Store manager Stacey Kinyon adjusts clothing at a Janeville store in Bellevue, Wash. She was working Sept. 22 at the store. The nation's apparel merchants are launching new stores to cater to shoppers who are 35 years old and older.

"I don't want the 'older Gap'. I like what they have now," said Judith Lederman, who said she's in her early 40s. She likes to shop for jeans and leather jackets in department store teen sections with her 12-year-old daughter because she feels that the clothes aimed at her age group are too conservative.

The Scarsdale, N.Y., resident likes some items at Chico's, but hasn't seen Janeville or Soma.

But Erin Geisler, 35, of Austin, Texas, said she would be very interested in checking out Gap's new concept as well as Janeville and Soma. "I am not frumpy. I think I am hip, but I don't want clothing for 24-year-olds," she said.

Selling to the over-35 group is less tricky than marketing to teens, who keep wanting new styles and don't stick to any one store, according to Marshal Cohen, senior industry analyst at NPD Group Inc., a market research company based in Port Washington, N.Y. Older shoppers tend to be more loyal to their stores, and have more money to spend.

Big spenders

Female customers ages 35 to 54 spent $30.7 billion in the 12 months ended July, up 1.7 percent in the year-ago period, according to NPD. That compares with $11.85 billion spent by the 13-to-17 age group, a 10.3 percent decline from the previous period. Sales of overall female apparel rose a meager 0.4 percent to $93.12 billion in the 12-month period ended July.

Each retailer appears to be staking out its own niche.

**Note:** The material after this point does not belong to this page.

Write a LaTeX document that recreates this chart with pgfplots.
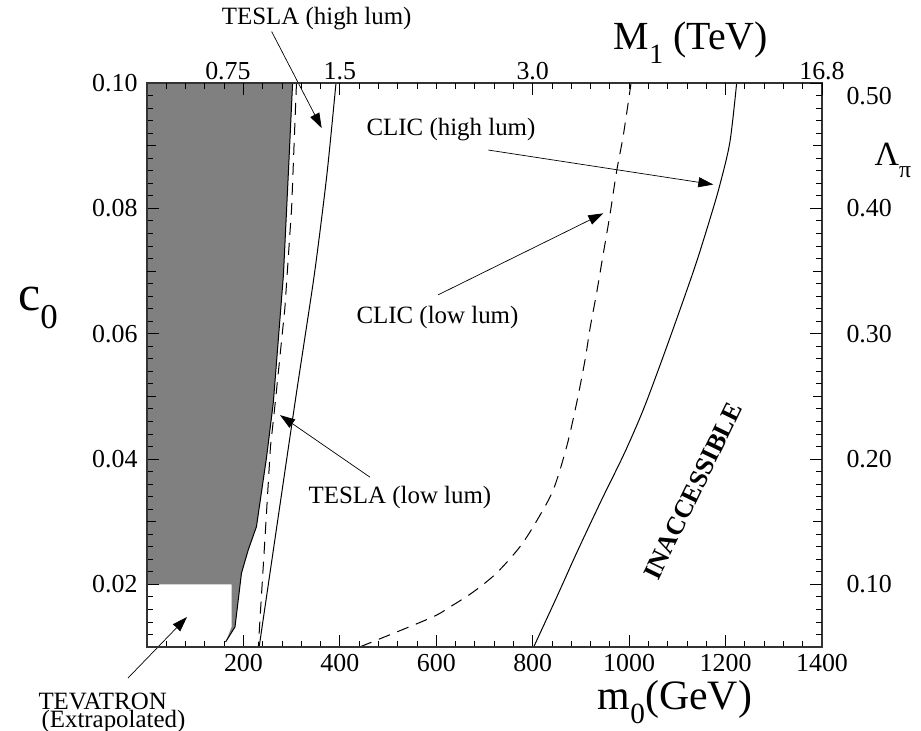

Chico's, which now has more than 400 stores, was one of the first to tap into this market with a simple size system, loose-fitting, embellished clothing in natural fabrics, and a knack for helping customers create wardrobes. Chico's sees Soma -- which sells a variety of lingerie, from thongs to less-revealing undergarments -- as a way to further strengthen its position, analysts said.

Chico's officials declined to comment for this story, but Jennifer Black, president of Black & Associates, an independent research firm, thinks Soma could serve as a practical alternative to Victoria's Secret, whose sexy, bare-all undergarments may be considered too young for older consumers.

"I like Victoria's Secret, but this place has a more sophisticated look," said Nicki Murphy, who was shopping at the new Soma store in Atlanta.

Gymboree's Janeville offers more casual clothes than Chico's. Chief executive Lisa Harper believes Janeville will do well because the retailer already has a built-in base of female customers who shop at Gymboree. The new chain is expected to have 400 stores in the next seven years.